Shaka Zulu - Great Military Thinker

by Read Listen Learn


In the early eighteenth century, a large African tribe, the Zulu, settled with their many cattle in south-west Africa. To the east was the Indian Ocean; to the west were the Drakensberg Mountains, cold and snowy; north, where the Zulu came from, was home to many old enemies; south lay the Great Fish River and the white newcomers, Dutch-speaking farmers called 'Boers'. The Zulus could not move in any direction and, as space ran out, the many Zulu tribes fought each other constantly. Into this world of war, Shaka was born.

Let's jump a couple of decades to a day when Shaka, now leader of his people, found himself in difficulties. A couple of different tribes had come together to attack the Zulu. They were now in Shaka's lands, virtually at the gates of his capital. Shaka was already known as a fine soldier and leader. The coming battle would be the test. The Zulus were outnumbered by enemy warriors. Before they arrived, Shaka ordered the women and children to hide in the forest with the all-important cattle, the wealth of the tribe. He ordered his warriors to go to the top of a nearby hill to form a ring three men deep to stand and wait for the enemy to attack.

This was a new idea. Shaka also made most of the men on the hill lie down so that the enemy would think there was only one thin line of Zulus defending the hill. When the enemy first attacked, the men lying down only stood up when the enemy army was about thirty metres away and running fast towards the Zulu line. Suddenly seeing that the Zulu numbers were much greater than they thought, the attackers turned and ran. Shaka and the Zulu warriors had broken the first charge before there was even any fighting.

The attackers never really recovered their nerve and all their charges failed, with many of them lying dead on the hill. Also, the day was hot. Shaka had planned well and taken a lot of water up the hill for his men. It was given to them in the line by special boy soldiers who also cared for the wounded and ran messages. The enemy was now very thirsty but had no water. More and more of the men began to break away to walk back to the river over a kilometre away to drink.

In the end, the invading army fell apart. The Zulus came down the hill and drove them across the river, killing hundreds as they did so. The battle was over, the result was clear. Now other tribes would think carefully before attacking the Zulu. And, in the peace that followed, the young chief, Shaka, built up his army and trained his warriors well. Perhaps, the best form of defence would be to attack.

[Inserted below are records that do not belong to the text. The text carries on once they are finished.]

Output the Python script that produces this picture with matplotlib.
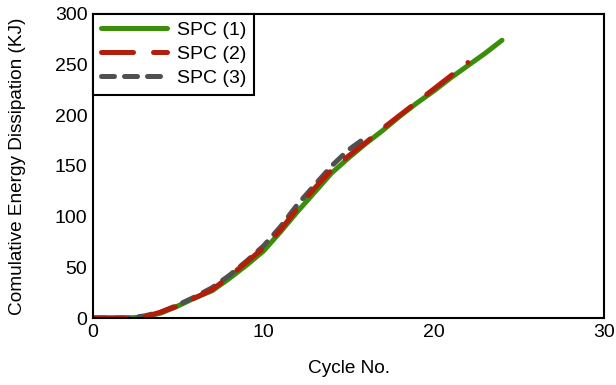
import matplotlib
matplotlib.use("Agg")
import matplotlib.pyplot as plt

plt.rcParams['font.family'] = ['Liberation Sans', 'DejaVu Sans']

cycles1 = list(range(0, 25))
spc1 = [0, 0, 0, 1, 5, 12, 20, 27, 39, 52, 66, 85, 105, 124, 143, 158, 172, 185, 199, 212, 224, 237, 249, 261, 274]
cycles2 = list(range(0, 23))
spc2 = [0, 0, 0, 1, 6, 12, 20, 28, 41, 55, 69, 87, 108, 128, 146, 160, 173, 187, 200, 213, 226, 239, 252]
cycles3 = list(range(0, 17))
spc3 = [0, 0, 0, 2, 6, 13, 21, 30, 42, 56, 71, 90, 112, 131, 150, 166, 178]

fig = plt.figure(figsize=(6.16, 3.85), dpi=100)
ax = fig.add_axes([0.151, 0.174, 0.830, 0.790])

ax.plot(cycles1, spc1, color='#3a8e0a', lw=3.6, solid_capstyle='round', label='SPC (1)')
ax.plot(cycles3, spc3, color='#505050', lw=3.6, dashes=(2.6, 2.0), dash_capstyle='round', label='SPC (3)')
ax.plot(cycles2, spc2, color='#b31e0a', lw=3.6, dashes=(6.4, 4.0), dash_capstyle='round', label='SPC (2)')

ax.set_xlim(0, 30)
ax.set_ylim(0, 300)
ax.set_xticks([0, 10, 20, 30])
ax.set_yticks([0, 50, 100, 150, 200, 250, 300])
ax.tick_params(length=0, labelsize=14)
ax.tick_params(axis='x', pad=4)
ax.tick_params(axis='y', pad=4)
for s in ax.spines.values():
    s.set_linewidth(1.5)

ax.set_xlabel('Cycle No.', fontsize=13.7, labelpad=14)
ax.set_ylabel('Comulative Energy Dissipation (KJ)', fontsize=13.7, labelpad=21)

handles, labels = ax.get_legend_handles_labels()
order = [0, 2, 1]
leg = ax.legend([handles[i] for i in order], [labels[i] for i in order],
                loc='upper left', fontsize=14, frameon=True, fancybox=False,
                edgecolor='black', handlelength=3.4, borderaxespad=0,
                borderpad=0.4, labelspacing=0.32, handletextpad=0.5, framealpha=1)
leg.get_frame().set_linewidth(1.5)

fig.savefig('out.png', dpi=100)
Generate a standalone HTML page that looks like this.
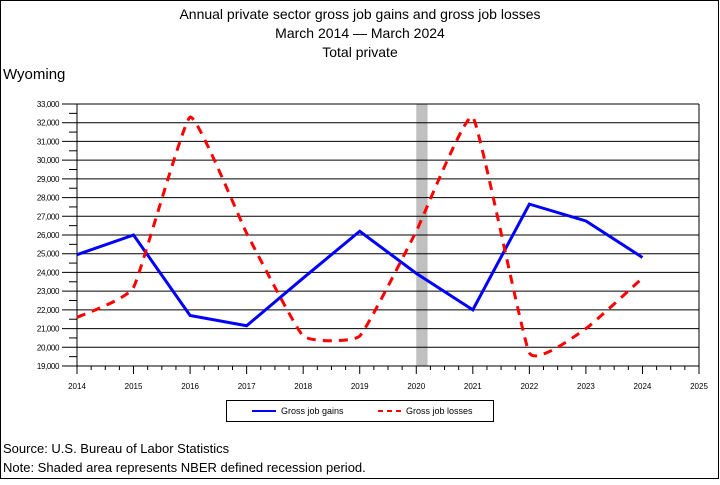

The Zulu were a small tribe but they went far past their traditional borders, setting up a large Zulu empire in southern Africa. How did they do this?

Much of the sudden Zulu success can be put down to certain key, military innovations introduced by Shaka Zulu. He increased the length of military service for Zulu men, who remained full-time soldiers until they were forty. He also changed the standard weapon. All Zulu warriors carried three or four throwing spears, long and with a small, iron head. Now the Zulus began to use just one, short spear. It had a short handle but a long and wide blade for stabbing the enemy at close range. It was more a sword than a spear, in effect, and much more deadly than the old weapon.

War in Zululand became lethal as warriors closed with each other and fought to kill by stabbing the enemy deep in the ribs. Many more of the enemy died and now the defeated tribe was taken into the Zulu one. The women were married off to Zulu men and the surviving men went straight into the Zulu army. In this way, the number of people who thought of themselves as Zulu grew very quickly.

Of course, in such a situation, laws were very strict to keep order and many people were put to death, usually by having their neck broken or, more cruelly, by having wooden sticks hammered into their bowels to cause a slow and painful death. Long, universal military service also helped to keep the Zulus together as a nation.

Where had this new leader, Shaka, come from? His past hid a secret: he was illegitimate. His mother became pregnant with him after sleeping with an already married chief from another tribe. This made Shaka the outsider among his mother's people where she had gone to live when Shaka's father had rejected her and his new son. When he was growing up, other boys would laugh at him about his birth and his unusual looks (he was quite ugly). They also insulted his mother in front of him.

The young Shaka became sure that he wanted to be the best warrior, take over as king of the tribe and take revenge on everyone: his father, the other boys in the village, his cousins and anyone who had spoken badly of his mother. He made all these things happen before he was thirty. He had all his boyhood enemies killed when he came to power.

Shaka soon became an excellent warrior and, when he became chief of the Zulu, he put his brilliant new military ideas into practice. With the new style spear and now fighting barefoot for speed, the Zulus were soon the most feared fighters in southern Africa.

However, Shaka lost much of his popularity when his mother died. He was so sad about the loss that he made all his people go hungry and kill their cattle as sign of their sadness at his mother's death. Anyone who smiled, had sex or drank alcohol was killed immediately. After some months, the terror stopped but, when Shaka himself died a few years later, it is said that the Zulu people were pleased because they had come to fear him more than they loved him.

He left behind an empire that would continue until the 1880s when a series of British attacks and the spread of white colonists began to break it up.